There have been many proposals for the cause, however the most common one is repetitive microtraumas leading to failure. However, a retromalleolar hypovascular region exists in the area and may contribute to the disease. When autopsied, cadavers with the disease show decreased blood supply. The position of the tendon is also thought to contribute, as it makes a sharp turn around the medial malleolus, putting a lot of tension on the tendon. Other proposed causes include constriction underneath the flexor retinaculum, talus abnormalities, osteoarthritis, and preexisting flatfoot. Often, the onset can occur after extensive physical activity, or injury.

== Symptoms ==

=== Stages ===
Stage 1: Tendon is intact, but damaged.

Stage 2: Tendon has ruptured. Foot begins to deform.

Stage 3: The foot is significantly deformed. Cartilage begins to degenerate.

Stage 4: Ankle joint begins to degenerate.

In early stages, patients will describe foot and ankle pain. Swelling will also be present. Patients often have difficulty standing on their toes, difficulty walking on uneven surfaces, difficulty walking up and down stairs, and unusual or uneven wear on shoes.

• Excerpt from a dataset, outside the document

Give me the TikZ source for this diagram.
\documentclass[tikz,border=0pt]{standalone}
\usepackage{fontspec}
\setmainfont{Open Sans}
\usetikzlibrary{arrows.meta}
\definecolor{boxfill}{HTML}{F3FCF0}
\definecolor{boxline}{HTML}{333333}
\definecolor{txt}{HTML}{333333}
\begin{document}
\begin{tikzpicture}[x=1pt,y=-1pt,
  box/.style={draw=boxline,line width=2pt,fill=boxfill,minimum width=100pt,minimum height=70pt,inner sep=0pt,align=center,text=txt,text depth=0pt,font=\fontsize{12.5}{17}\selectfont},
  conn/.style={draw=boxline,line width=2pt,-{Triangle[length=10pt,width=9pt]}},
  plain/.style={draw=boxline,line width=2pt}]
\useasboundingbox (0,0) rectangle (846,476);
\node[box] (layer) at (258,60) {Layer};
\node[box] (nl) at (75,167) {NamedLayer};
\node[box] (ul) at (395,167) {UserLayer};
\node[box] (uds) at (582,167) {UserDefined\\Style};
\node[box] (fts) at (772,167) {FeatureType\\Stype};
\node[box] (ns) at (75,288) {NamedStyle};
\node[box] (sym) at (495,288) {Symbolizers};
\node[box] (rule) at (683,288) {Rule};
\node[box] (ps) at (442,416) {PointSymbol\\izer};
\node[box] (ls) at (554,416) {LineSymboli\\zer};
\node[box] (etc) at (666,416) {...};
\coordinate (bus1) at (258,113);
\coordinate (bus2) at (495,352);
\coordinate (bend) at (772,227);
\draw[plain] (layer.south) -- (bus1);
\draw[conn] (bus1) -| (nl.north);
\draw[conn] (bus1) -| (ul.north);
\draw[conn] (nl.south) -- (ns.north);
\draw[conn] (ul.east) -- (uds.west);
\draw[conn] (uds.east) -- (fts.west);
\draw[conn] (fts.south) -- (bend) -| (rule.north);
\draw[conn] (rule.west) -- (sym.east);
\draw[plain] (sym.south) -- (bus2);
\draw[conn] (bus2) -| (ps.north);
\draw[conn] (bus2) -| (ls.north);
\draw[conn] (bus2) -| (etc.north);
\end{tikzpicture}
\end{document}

In later stages, the arches collapse, the ankle rolls inwards, and the ankle joint begins to degenerate. Often toes are flared due to the valgus alignment of the foot. The patient will often lose the ability to raise their heel in the affected limb.

== Diagnosis ==
Imaging is the primary method of diagnosis; however, physical evaluation will often be used to determine if more testing is required. Imaging can include x-rays, MRIs, CT scans, and ultrasounds.

=== Differential diagnosis ===
While the symptoms of PTTD are usually distinct, there are still similar conditions that should be considered.

- Tarsal coalition
- Inflammatory arthritis
- Charcot arthropathy
- Neuromuscular disease
- Traumatic disruption of midfoot ligaments

== Treatment ==
Treatment is dependent on the stage the disease is at, and certain factors such as the patient being elderly.

=== Conservative treatments ===

- Prolonged rest
- Cryotherapy
- Anti-inflammatory drugs
- Walking boot/cast for up to four weeks
- Physical therapy
- Custom molded orthotics (if physical therapy is effective)

=== Surgical treatments ===
If physical therapy fails, patients will often be referred for surgery.Surgery procedures become more invasive as the condition progresses.

- Tenosynovectomy with tubularization
- Medial calcaneal osteotomy with posterior tendon debridement and repair
- Flexor digitorum tendon (FDL) transfer
- Spring ligament reconstruction
- Achilles tendon lengthening
- Lateral column lengthening
- Isolated subtalar joint arthrodesis
- Medial double arthrodesis
- Triple arthrodesis common
- Deltoid ligament reconstruction
- Total ankle arthroplasty with replacement
- Tibiotalocalcaneal arthrodesis
- Valgus alignment
- Pantalar arthrodesis

== Complications ==
General complications include:

- Thromboembolic events
- Infection
- Wound dehiscence
- Neurologic injury
- Painful hardware

As most as of these complications stem from improper postoperative/rehabilitative care, they can generally be prevented by the right care plan being put in place.

== Prognosis ==
Prognosis is usually good, especially if caught in early stages and patient makes sure to not overextend themselves during recovery. Once disease reaches later stages, residual damage will be unavoidable, no matter how many reconstructions are done.